Where a line of the listing below includes the word "chart", reproduce that line.

* Start Information supplied *

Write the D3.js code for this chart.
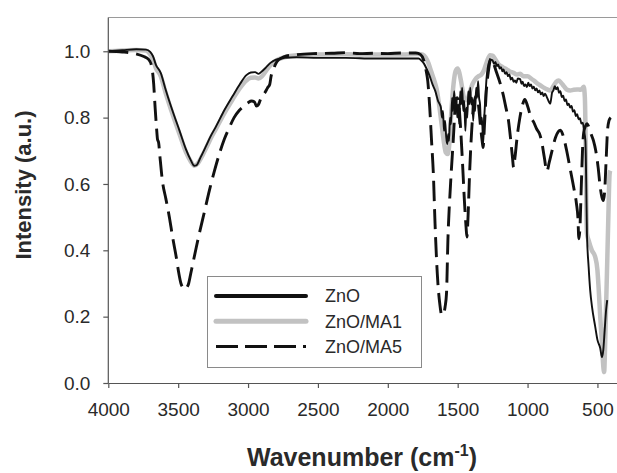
<!DOCTYPE html>
<html>
<head>
<meta charset="utf-8">
<title>FTIR spectra ZnO</title>
<style>
body {
  margin: 0;
  padding: 0;
  background: #fff;
}
svg text {
  font-family: "Liberation Sans", Arial, sans-serif;
  fill: #2a2a2a;
}
</style>
<script src="https://d3js.org/d3.v7.min.js"></script>
</head>
<body>
<svg id="chart" width="617" height="473"></svg>
<script>
// series as [wavenumber, intensity]
const zno = [[4000,1.0],[3900,1.003],[3800,1.006],[3730,1.005],[3700,0.998],[3680,0.985],[3660,0.96],[3625,0.935],[3590,0.885],[3540,0.82],[3490,0.76],[3445,0.705],[3410,0.672],[3385,0.655],[3370,0.656],[3340,0.68],[3300,0.715],[3270,0.742],[3227,0.775],[3170,0.822],[3110,0.865],[3060,0.9],[3012,0.928],[2980,0.936],[2950,0.937],[2925,0.932],[2900,0.94],[2870,0.952],[2840,0.965],[2800,0.975],[2740,0.98],[2650,0.982],[2500,0.98],[2300,0.98],[2100,0.978],[1900,0.978],[1780,0.978],[1760,0.972],[1740,0.962],[1720,0.945],[1700,0.925],[1680,0.9],[1660,0.88],[1640,0.85],[1628,0.84],[1620,0.83],[1612,0.8],[1605,0.82],[1598,0.76],[1590,0.79],[1582,0.74],[1575,0.72],[1568,0.75],[1562,0.73],[1555,0.8],[1548,0.78],[1540,0.86],[1533,0.82],[1525,0.88],[1518,0.84],[1510,0.86],[1503,0.8],[1496,0.84],[1489,0.78],[1482,0.88],[1475,0.84],[1468,0.89],[1460,0.82],[1453,0.85],[1445,0.76],[1438,0.83],[1431,0.8],[1424,0.88],[1417,0.84],[1410,0.89],[1403,0.84],[1396,0.86],[1389,0.79],[1382,0.85],[1375,0.82],[1368,0.89],[1361,0.86],[1354,0.91],[1347,0.86],[1340,0.84],[1333,0.78],[1326,0.8],[1318,0.72],[1310,0.8],[1302,0.86],[1295,0.91],[1285,0.95],[1265,0.975],[1250,0.972],[1240,0.962],[1230,0.968],[1220,0.955],[1210,0.96],[1200,0.948],[1190,0.952],[1180,0.94],[1172,0.945],[1160,0.932],[1150,0.937],[1140,0.925],[1130,0.93],[1120,0.915],[1110,0.92],[1100,0.908],[1090,0.912],[1080,0.905],[1070,0.918],[1053,0.916],[1043,0.902],[1035,0.908],[1025,0.895],[1015,0.9],[1005,0.892],[995,0.905],[985,0.895],[975,0.9],[965,0.888],[955,0.893],[945,0.882],[935,0.888],[925,0.876],[915,0.882],[905,0.87],[895,0.876],[885,0.865],[875,0.872],[862,0.862],[850,0.85],[838,0.842],[830,0.86],[825,0.875],[815,0.882],[805,0.895],[795,0.885],[785,0.892],[775,0.875],[765,0.88],[755,0.862],[745,0.866],[735,0.85],[725,0.855],[715,0.838],[705,0.842],[695,0.83],[685,0.835],[675,0.818],[665,0.822],[655,0.805],[645,0.81],[635,0.795],[625,0.798],[615,0.782],[605,0.785],[596,0.76],[586,0.73],[580,0.6],[575,0.45],[563,0.35],[552,0.28],[539,0.23],[516,0.17],[500,0.13],[480,0.105],[468,0.078],[458,0.1],[448,0.16],[438,0.22],[430,0.25]];

const znoMA1 = [[4000,1.0],[3900,1.002],[3800,1.004],[3730,1.002],[3700,0.99],[3680,0.975],[3660,0.95],[3625,0.925],[3590,0.875],[3540,0.81],[3490,0.75],[3445,0.697],[3410,0.668],[3385,0.655],[3360,0.662],[3330,0.683],[3300,0.708],[3270,0.735],[3227,0.768],[3170,0.813],[3110,0.855],[3060,0.888],[3012,0.912],[2980,0.92],[2950,0.921],[2925,0.918],[2900,0.925],[2870,0.942],[2840,0.958],[2800,0.972],[2740,0.982],[2650,0.988],[2500,0.99],[2300,0.991],[2100,0.99],[1900,0.99],[1780,0.992],[1750,0.99],[1730,0.982],[1710,0.965],[1690,0.94],[1670,0.915],[1650,0.885],[1630,0.83],[1615,0.78],[1600,0.73],[1585,0.695],[1570,0.69],[1558,0.73],[1545,0.82],[1530,0.9],[1515,0.94],[1500,0.948],[1488,0.935],[1472,0.9],[1458,0.865],[1445,0.852],[1430,0.855],[1415,0.875],[1395,0.9],[1375,0.915],[1350,0.925],[1330,0.93],[1310,0.945],[1290,0.97],[1268,0.988],[1250,0.987],[1230,0.975],[1210,0.962],[1190,0.955],[1160,0.948],[1130,0.94],[1100,0.935],[1075,0.93],[1053,0.932],[1030,0.925],[1000,0.925],[975,0.918],[950,0.91],[920,0.9],[890,0.892],[860,0.885],[838,0.882],[815,0.895],[795,0.908],[778,0.912],[760,0.905],[740,0.895],[720,0.885],[695,0.882],[670,0.884],[645,0.885],[620,0.884],[605,0.89],[598,0.893],[590,0.86],[586,0.78],[580,0.55],[575,0.45],[563,0.43],[540,0.4],[516,0.38],[500,0.34],[492,0.29],[480,0.2],[468,0.12],[458,0.05],[452,0.033],[446,0.1],[440,0.2],[432,0.33],[422,0.5],[413,0.63],[408,0.64]];

const znoMA5 = [[4000,1.0],[3900,0.998],[3800,0.992],[3750,0.985],[3710,0.975],[3690,0.955],[3675,0.9],[3665,0.83],[3655,0.77],[3648,0.735],[3640,0.725],[3630,0.68],[3613,0.61],[3588,0.555],[3563,0.5],[3540,0.44],[3514,0.38],[3495,0.33],[3480,0.3],[3465,0.287],[3450,0.282],[3435,0.29],[3425,0.3],[3410,0.33],[3395,0.36],[3370,0.41],[3349,0.45],[3310,0.52],[3277,0.58],[3240,0.64],[3206,0.69],[3170,0.735],[3134,0.77],[3100,0.8],[3062,0.822],[3030,0.835],[3000,0.845],[2975,0.85],[2955,0.848],[2940,0.835],[2925,0.84],[2905,0.862],[2880,0.875],[2860,0.89],[2845,0.9],[2835,0.925],[2815,0.95],[2795,0.968],[2760,0.98],[2725,0.986],[2650,0.99],[2535,0.993],[2400,0.994],[2300,0.996],[2200,0.993],[2100,0.994],[2000,0.993],[1900,0.995],[1800,0.995],[1765,0.99],[1745,0.975],[1725,0.94],[1714,0.91],[1700,0.83],[1687,0.73],[1674,0.63],[1662,0.48],[1646,0.33],[1627,0.235],[1614,0.205],[1600,0.21],[1590,0.23],[1580,0.27],[1570,0.43],[1551,0.6],[1532,0.73],[1518,0.83],[1505,0.86],[1492,0.84],[1478,0.76],[1465,0.66],[1452,0.55],[1440,0.47],[1434,0.44],[1426,0.5],[1415,0.63],[1400,0.76],[1385,0.84],[1368,0.865],[1352,0.84],[1338,0.78],[1325,0.73],[1318,0.71],[1308,0.78],[1295,0.88],[1280,0.94],[1262,0.978],[1245,0.965],[1225,0.94],[1197,0.905],[1175,0.87],[1155,0.83],[1136,0.79],[1120,0.73],[1108,0.68],[1100,0.65],[1090,0.68],[1075,0.74],[1055,0.8],[1035,0.84],[1020,0.855],[1000,0.835],[975,0.8],[957,0.787],[934,0.765],[915,0.752],[900,0.73],[880,0.68],[862,0.638],[845,0.665],[825,0.7],[800,0.74],[780,0.758],[765,0.762],[745,0.745],[720,0.7],[695,0.645],[670,0.59],[650,0.54],[640,0.5],[633,0.435],[625,0.47],[615,0.6],[605,0.72],[598,0.755],[585,0.775],[575,0.782],[560,0.77],[545,0.75],[528,0.73],[512,0.7],[495,0.65],[480,0.59],[468,0.56],[458,0.55],[448,0.58],[438,0.67],[428,0.76],[418,0.79],[405,0.8]];

const xTicks = [4000, 3500, 3000, 2500, 2000, 1500, 1000, 500];
const yTicks = [0.0, 0.2, 0.4, 0.6, 0.8, 1.0];
const legendNames = ["ZnO", "ZnO/MA1", "ZnO/MA5"];

const svg = d3.select("#chart");

const x = d3.scaleLinear().domain([4000, 350]).range([108.3, 618.4]);
const y = d3.scaleLinear().domain([0, 1.1]).range([383, 18.1]);

const line = d3.line()
  .x(d => x(d[0]))
  .y(d => y(d[1]))
  .curve(d3.curveMonotoneX);

// top frame line
svg.append("line")
  .attr("x1", 108.3).attr("x2", 617)
  .attr("y1", 17.5).attr("y2", 17.5)
  .attr("stroke", "#9a9a9a").attr("stroke-width", 1.2);

// series
svg.append("path").datum(znoMA1)
  .attr("d", line)
  .attr("fill", "none")
  .attr("stroke", "#c2c2c2")
  .attr("stroke-width", 4.5)
  .attr("stroke-linejoin", "round");

svg.append("path").datum(zno)
  .attr("d", line)
  .attr("fill", "none")
  .attr("stroke", "#111")
  .attr("stroke-width", 1.9)
  .attr("stroke-linejoin", "round");

svg.append("path").datum(znoMA5)
  .attr("d", line)
  .attr("fill", "none")
  .attr("stroke", "#111")
  .attr("stroke-width", 2.9)
  .attr("stroke-dasharray", "20,8");

// axes
const xAxis = svg.append("g")
  .attr("transform", "translate(0,383)")
  .call(d3.axisBottom(x).tickValues(xTicks).tickFormat(d3.format("d"))
    .tickSize(5).tickSizeOuter(0).tickPadding(15));

const yAxis = svg.append("g")
  .attr("transform", "translate(108.3,0)")
  .call(d3.axisLeft(y).tickValues(yTicks).tickFormat(d3.format(".1f"))
    .tickSize(5).tickSizeOuter(0).tickPadding(13));

[xAxis, yAxis].forEach(g => {
  g.select(".domain").attr("stroke", "#555").attr("stroke-width", 1.2);
  g.selectAll(".tick line").attr("stroke", "#555").attr("stroke-width", 1.2);
  g.selectAll(".tick text")
    .style("font-family", "'Liberation Sans', Arial, sans-serif")
    .style("font-size", "19px")
    .attr("fill", "#2a2a2a");
});
// y domain should stop at the top frame
yAxis.select(".domain").attr("d", "M0," + y(0) + "V17.5");

// axis titles
const xt = svg.append("text")
  .attr("x", 362)
  .attr("y", 466)
  .attr("text-anchor", "middle")
  .style("font-size", "25px")
  .style("font-weight", "bold");
xt.append("tspan").text("Wavenumber (cm");
xt.append("tspan").attr("dy", -10).style("font-size", "16px").text("-1");
xt.append("tspan").attr("dy", 10).text(")");

svg.append("text")
  .attr("transform", "translate(31,185) rotate(-90)")
  .attr("text-anchor", "middle")
  .style("font-size", "22px")
  .style("font-weight", "bold")
  .text("Intensity (a.u.)");

// legend
const lg = svg.append("g");
lg.append("rect")
  .attr("x", 207.5).attr("y", 276.5)
  .attr("width", 214).attr("height", 91)
  .attr("fill", "#fff")
  .attr("stroke", "#8a8a8a").attr("stroke-width", 1);

const legendStyle = [
  {stroke: "#111", width: 4, dash: null},
  {stroke: "#c2c2c2", width: 5, dash: null},
  {stroke: "#111", width: 3, dash: "22,7"}
];
const legendY = d3.scalePoint().domain(legendNames).range([296, 346.5]);

legendNames.forEach((name, i) => {
  const s = legendStyle[i];
  lg.append("line")
    .attr("x1", 216).attr("x2", 306)
    .attr("y1", legendY(name)).attr("y2", legendY(name))
    .attr("stroke", s.stroke)
    .attr("stroke-width", s.width)
    .attr("stroke-linecap", s.dash ? "butt" : "round")
    .attr("stroke-dasharray", s.dash);
  lg.append("text")
    .attr("x", 325)
    .attr("y", legendY(name))
    .attr("dy", "0.36em")
    .style("font-size", "18px")
    .text(name);
});
</script>
</body>
</html>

* End Information supplied *

Solution to this task ->
Write the D3.js code for this chart.
<svg id="chart" width="617" height="473"></svg>
const svg = d3.select("#chart");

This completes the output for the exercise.